Kalau sudah demikian, maka berlakulah apa yang sering diungkapkan orang: “Pekerjaan yang paling sia-sia di muka bumi adalah menasihati orang yang sedang jatuh cinta.” Ini bukan hanya berlaku pada cinta-asmara dua manusia; tetapi juga berlaku pada cinta jenis lainnya. Orang yang sudah sangat mencintai kekuasaan dunia, mencintai keserakahan dirinya sendiri, mencintai rasa benci dalam dirinya sendiri kepada orang lain, mencintai prasangka dirinya sebagai orang paling baik dan benar, maka ia akan sulit untuk dinasihati, sulit untuk diyakinkan akan kesalahannya bahkan jika kita sodorkan bukti benar, sangat jelas, dan objektif.
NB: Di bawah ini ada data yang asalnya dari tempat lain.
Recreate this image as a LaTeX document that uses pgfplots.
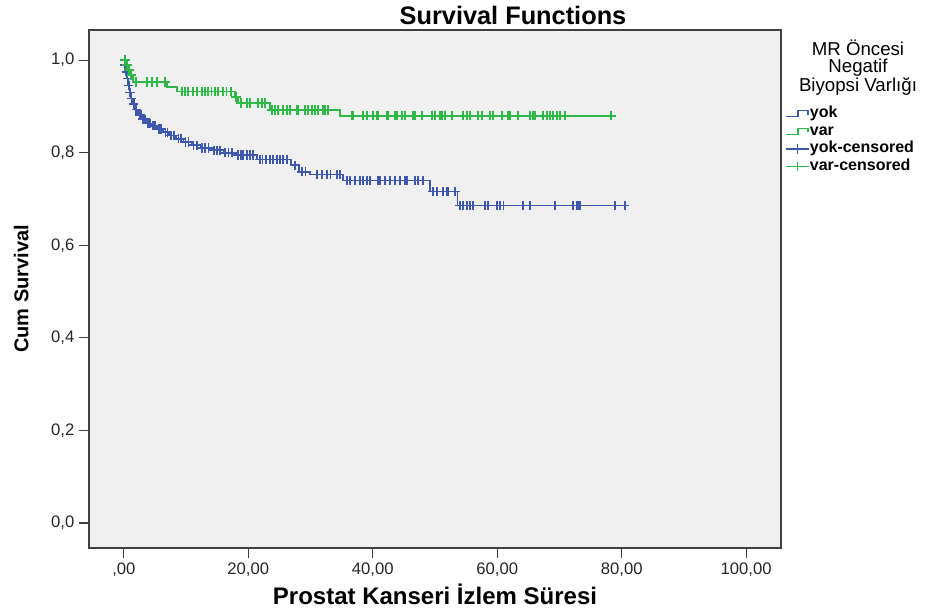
\documentclass[border=0pt]{standalone}
\usepackage{fontspec}
\setmainfont{Liberation Sans}
\usepackage{pgfplots}
\pgfplotsset{compat=1.18}
\definecolor{spssblue}{RGB}{62,88,172}
\definecolor{spssgreen}{RGB}{46,184,72}
\definecolor{spssbg}{RGB}{240,240,240}

\begin{document}
\begin{tikzpicture}
\begin{axis}[
    at={(66.75pt,48pt)}, anchor=south west,
    scale only axis, width=519pt, height=388.5pt,
    xmin=-5.6, xmax=105.6, ymin=-0.054, ymax=1.065,
    axis background/.style={fill=spssbg},
    axis line style={black!75, line width=0.8pt},
    tick pos=left, tick align=outside, major tick length=7.5pt,
    tick style={black!75, line width=0.8pt},
    xtick={0,20,40,60,80,100},
    xticklabels={{,00},{20,00},{40,00},{60,00},{80,00},{100,00}},
    ytick={0,0.2,0.4,0.6,0.8,1},
    yticklabels={{0,0},{0,2},{0,4},{0,6},{0,8},{1,0}},
    ticklabel style={font=\fontsize{12.5}{14}\selectfont, text=black!85},
    xlabel={Prostat Kanseri İzlem Süresi},
    ylabel={Cum Survival},
    xlabel style={font=\fontsize{18}{20}\selectfont\bfseries, at={(axis description cs:0.5,-0.110)}, anchor=base},
    ylabel style={font=\fontsize{15}{17}\selectfont\bfseries, at={(axis description cs:-0.098,0.5)}, anchor=center},
    legend style={at={(axis description cs:1.0000,0.861)}, anchor=north west,
        draw=none, fill=none, font=\fontsize{12}{12}\selectfont\bfseries,
        nodes={inner sep=0.5pt, text height=9pt, text depth=3.2pt, anchor=west},
        row sep=0pt},
    legend cell align=left,
]
% yok: survival steps
\addplot[spssblue, line width=1.3pt, const plot, mark=none,
    legend image code/.code={\draw[spssblue, line width=1pt] (0pt,-2.25pt) -- (9pt,-2.25pt) -- (9pt,2.25pt) -- (16.5pt,2.25pt) -- (16.5pt,-0.75pt);}]
coordinates {
(0,1.0)(0.15,0.99)(0.3,0.975)(0.5,0.96)(0.7,0.945)(0.9,0.93)(1.1,0.917)(1.4,0.905)
(1.8,0.893)(2.3,0.882)(2.9,0.872)(3.6,0.863)(4.4,0.858)(5.3,0.851)(6.3,0.844)(7.3,0.837)
(8.4,0.83)(9.6,0.823)(10.9,0.816)(12.3,0.81)(14.2,0.805)(16.0,0.8)(18.0,0.795)(21.4,0.785)
(26.9,0.773)(28.2,0.759)(29.9,0.753)(35.2,0.740)(49.2,0.716)(53.6,0.686)(81.0,0.686)
};
\addlegendentry{yok}
% var: survival steps
\addplot[spssgreen, line width=1.3pt, const plot, mark=none,
    legend image code/.code={\draw[spssgreen, line width=1pt] (0pt,-2.25pt) -- (9pt,-2.25pt) -- (9pt,2.25pt) -- (16.5pt,2.25pt) -- (16.5pt,-0.75pt);}]
coordinates {
(0,1.0)(0.3,0.99)(0.7,0.978)(1.0,0.967)(1.5,0.953)(6.9,0.942)(8.5,0.932)(17.8,0.92)
(18.4,0.907)(23.5,0.892)(34.7,0.880)(78.5,0.880)
};
\addlegendentry{var}
% yok censored
\addplot[spssblue, only marks, mark=+, mark size=3.5pt, mark options={line width=1.3pt},
    legend image code/.code={\draw[spssblue, line width=1pt] (0pt,0pt) -- (17pt,0pt); \draw[spssblue, line width=1pt] (8.5pt,-3.5pt) -- (8.5pt,3.5pt);}]
coordinates {
(0.1,1.0)(0.2,0.99)(0.4,0.975)(0.6,0.96)(0.8,0.945)(1.0,0.93)(1.25,0.917)(1.6,0.905)
(2.0,0.893)(2.5,0.882)(2.7,0.882)(3.1,0.872)(3.4,0.872)(3.9,0.863)(4.2,0.863)(4.7,0.858)
(5.0,0.858)(5.6,0.851)(6.0,0.851)(6.7,0.844)(7.0,0.844)(7.6,0.837)(8.0,0.837)(8.8,0.83)
(9.2,0.83)(9.9,0.823)(10.4,0.823)(11.2,0.816)(11.7,0.816)(12.6,0.81)(13.0,0.81)(13.6,0.81)
(14.5,0.805)(15.0,0.805)(15.5,0.805)(16.3,0.8)(16.8,0.8)(17.4,0.8)(18.3,0.795)(18.8,0.795)
(19.1,0.795)(19.8,0.795)(20.3,0.795)(20.7,0.795)(21.9,0.785)(22.3,0.785)(22.9,0.785)
(23.5,0.785)(24.0,0.785)(24.6,0.785)(25.1,0.785)(25.6,0.785)(26.2,0.785)(27.5,0.773)
(28.6,0.759)(29.2,0.759)(31.0,0.753)(31.8,0.753)(32.6,0.753)(33.2,0.753)(34.2,0.753)
(34.7,0.753)(35.9,0.74)(36.3,0.74)(37.1,0.74)(37.9,0.74)(38.4,0.74)(39.1,0.74)(39.5,0.74)
(40.8,0.74)(41.2,0.74)(42.0,0.74)(42.8,0.74)(43.6,0.74)(44.4,0.74)(45.2,0.74)(45.5,0.74)
(46.8,0.74)(47.3,0.74)(48.1,0.74)(49.7,0.716)(50.3,0.716)(51.3,0.716)(51.9,0.716)
(52.1,0.716)(53.2,0.716)(54.0,0.686)(54.5,0.686)(55.1,0.686)(55.6,0.686)(56.1,0.686)
(58.0,0.686)(58.5,0.686)(60.0,0.686)(60.5,0.686)(61.0,0.686)(64.1,0.686)(65.3,0.686)
(69.3,0.686)(72.2,0.686)(72.8,0.686)(73.0,0.686)(73.3,0.686)(78.9,0.686)(80.5,0.686)
};
\addlegendentry{yok-censored}
% var censored
\addplot[spssgreen, only marks, mark=+, mark size=3.5pt, mark options={line width=1.3pt},
    legend image code/.code={\draw[spssgreen, line width=1pt] (0pt,0pt) -- (17pt,0pt); \draw[spssgreen, line width=1pt] (8.5pt,-3.5pt) -- (8.5pt,3.5pt);}]
coordinates {
(0.2,1.0)(0.5,0.99)(0.85,0.978)(1.2,0.967)(2.0,0.953)(3.7,0.953)(4.5,0.953)(5.3,0.953)
(6.6,0.953)(9.3,0.932)(9.8,0.932)(10.3,0.932)(11.1,0.932)(11.7,0.932)(12.5,0.932)
(13.0,0.932)(13.5,0.932)(14.1,0.932)(14.6,0.932)(15.1,0.932)(15.9,0.932)(16.5,0.932)
(17.2,0.932)(18.0,0.92)(18.8,0.907)(19.8,0.907)(20.3,0.907)(21.5,0.907)(22.2,0.907)
(22.7,0.907)(23.8,0.892)(24.3,0.892)(24.8,0.892)(25.6,0.892)(26.2,0.892)(26.7,0.892)
(27.8,0.892)(28.0,0.892)(29.1,0.892)(29.6,0.892)(30.2,0.892)(30.7,0.892)(31.2,0.892)
(32.0,0.892)(32.3,0.892)(32.8,0.892)(36.7,0.88)(36.9,0.88)(38.4,0.88)(39.1,0.88)(40.0,0.88)
(40.7,0.88)(40.9,0.88)(42.3,0.88)(42.5,0.88)(43.6,0.88)(43.9,0.88)(44.7,0.88)(45.2,0.88)
(46.5,0.88)(46.8,0.88)(47.9,0.88)(49.5,0.88)(50.0,0.88)(50.8,0.88)(51.1,0.88)(51.6,0.88)
(52.7,0.88)(54.5,0.88)(55.1,0.88)(55.6,0.88)(56.9,0.88)(57.6,0.88)(58.8,0.88)(59.3,0.88)
(60.8,0.88)(61.7,0.88)(62.1,0.88)(63.3,0.88)(65.3,0.88)(65.8,0.88)(66.1,0.88)(67.4,0.88)
(68.0,0.88)(68.5,0.88)(69.0,0.88)(69.6,0.88)(70.1,0.88)(70.9,0.88)(78.3,0.88)
};
\addlegendentry{var-censored}
\end{axis}
% title and legend heading
\node[anchor=base, font=\fontsize{19}{21}\selectfont\bfseries] at (384.75pt,440.25pt) {Survival Functions};
\node[anchor=north, align=center, inner sep=0pt, font=\fontsize{14}{12.75}\selectfont] at (643.5pt,429pt) {MR Öncesi\\Negatif\\Biyopsi Varlığı};
\pgfresetboundingbox
\useasboundingbox (0pt,0pt) rectangle (701.25pt,459pt);
\end{tikzpicture}
\end{document}
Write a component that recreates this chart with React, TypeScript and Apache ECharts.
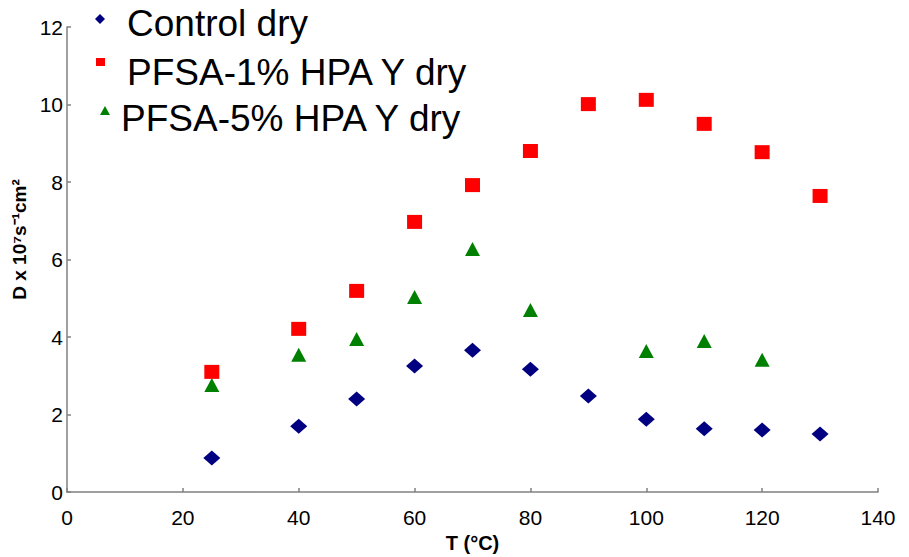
import React, { useEffect, useRef } from "react";
import * as echarts from "echarts";

const temps = [25, 40, 50, 60, 70, 80, 90, 100, 110, 120, 130];
const controlDry = [0.88, 1.7, 2.4, 3.25, 3.66, 3.17, 2.48, 1.88, 1.63, 1.6, 1.5];
const pfsa1Dry = [3.1, 4.21, 5.19, 6.97, 7.92, 8.8, 10.01, 10.12, 9.5, 8.77, 7.64];
const pfsa5Temps = [25, 40, 50, 60, 70, 80, 100, 110, 120];
const pfsa5Dry = [2.76, 3.54, 3.95, 5.03, 6.27, 4.7, 3.64, 3.9, 3.41];
const seriesNames = ["Control dry", "PFSA-1% HPA Y dry", "PFSA-5% HPA Y dry"];

const FONT = "'Liberation Sans', Arial, sans-serif";

export default function App() {
  const ref = useRef<HTMLDivElement>(null);
  useEffect(() => {
    if (!ref.current) return;
    const chart = echarts.init(ref.current, null, { renderer: "svg" });
    const axisLine = { show: true, lineStyle: { color: "#808080", width: 1.5 } };
    chart.setOption({
      animation: false,
      backgroundColor: "#ffffff",
      textStyle: { fontFamily: FONT },
      grid: { left: 67, right: 31, top: 27, bottom: 65, containLabel: false, outerBoundsMode: "none" },
      xAxis: {
        type: "value",
        min: 0,
        max: 140,
        interval: 20,
        name: "T (°C)",
        nameLocation: "middle",
        nameGap: 41,
        nameTextStyle: { fontFamily: FONT, fontSize: 20, fontWeight: "bold", color: "#000" },
        axisLine,
        axisTick: { show: true, inside: true, length: 4, lineStyle: { color: "#808080", width: 1.5 } },
        axisLabel: { fontFamily: FONT, fontSize: 21, color: "#000", margin: 15 },
        splitLine: { show: false },
      },
      yAxis: {
        type: "value",
        min: 0,
        max: 12,
        interval: 2,
        name: "D x 10⁷s⁻¹cm²",
        nameLocation: "middle",
        nameGap: 37,
        nameRotate: 90,
        nameTextStyle: { fontFamily: FONT, fontSize: 19, fontWeight: "bold", color: "#000", padding: [0, 0, 0, 40] },
        axisLine,
        axisTick: { show: true, inside: true, length: 4, lineStyle: { color: "#808080", width: 1.5 } },
        axisLabel: { fontFamily: FONT, fontSize: 21, color: "#000", margin: 4 },
        splitLine: { show: false },
      },
      series: [
        {
          name: seriesNames[0],
          type: "scatter",
          symbol: "diamond",
          symbolSize: [17, 15],
          itemStyle: { color: "#000080", opacity: 1 },
          data: temps.map((t, i) => [t, controlDry[i]]),
        },
        {
          name: seriesNames[1],
          type: "scatter",
          symbol: "rect",
          symbolSize: [15, 14],
          itemStyle: { color: "#FF0000", opacity: 1 },
          data: temps.map((t, i) => [t, pfsa1Dry[i]]),
        },
        {
          name: seriesNames[2],
          type: "scatter",
          symbol: "triangle",
          symbolSize: [15, 14],
          itemStyle: { color: "#008000", opacity: 1 },
          data: pfsa5Temps.map((t, i) => [t, pfsa5Dry[i]]),
        },
      ],
      graphic: [
        { type: "polygon", shape: { points: [[100, 14], [105, 19], [100, 24], [95, 19]] }, style: { fill: "#000080" } },
        { type: "text", left: 127, top: 5, style: { text: seriesNames[0], font: `37px ${FONT}`, fill: "#000" } },
        { type: "rect", shape: { x: 96, y: 58, width: 9, height: 8 }, style: { fill: "#FF0000" } },
        { type: "text", left: 127, top: 54, style: { text: seriesNames[1], font: `37px ${FONT}`, fill: "#000" } },
        { type: "polygon", shape: { points: [[105, 106], [110, 115], [100, 115]] }, style: { fill: "#008000" } },
        { type: "text", left: 121, top: 100, style: { text: seriesNames[2], font: `37px ${FONT}`, fill: "#000" } },
      ],
    });
    return () => chart.dispose();
  }, []);
  return <div ref={ref} style={{ width: 909, height: 557, position: "absolute", left: 0, top: 0 }} />;
}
Demikianlah mengapa banyak terjadi pertengkaran tak perlu karena orang lupa bahwa sudut pandang kita bergantung pada akal dan kondisi hati (ruhani). Hanya berusaha pintar, tanpa berusaha mensucikan kondisi ruhani (tazkiyatun nafs) akan sulit memunculkan sikap dan perbuatan yang mencerminkan rahmatan lil alamin.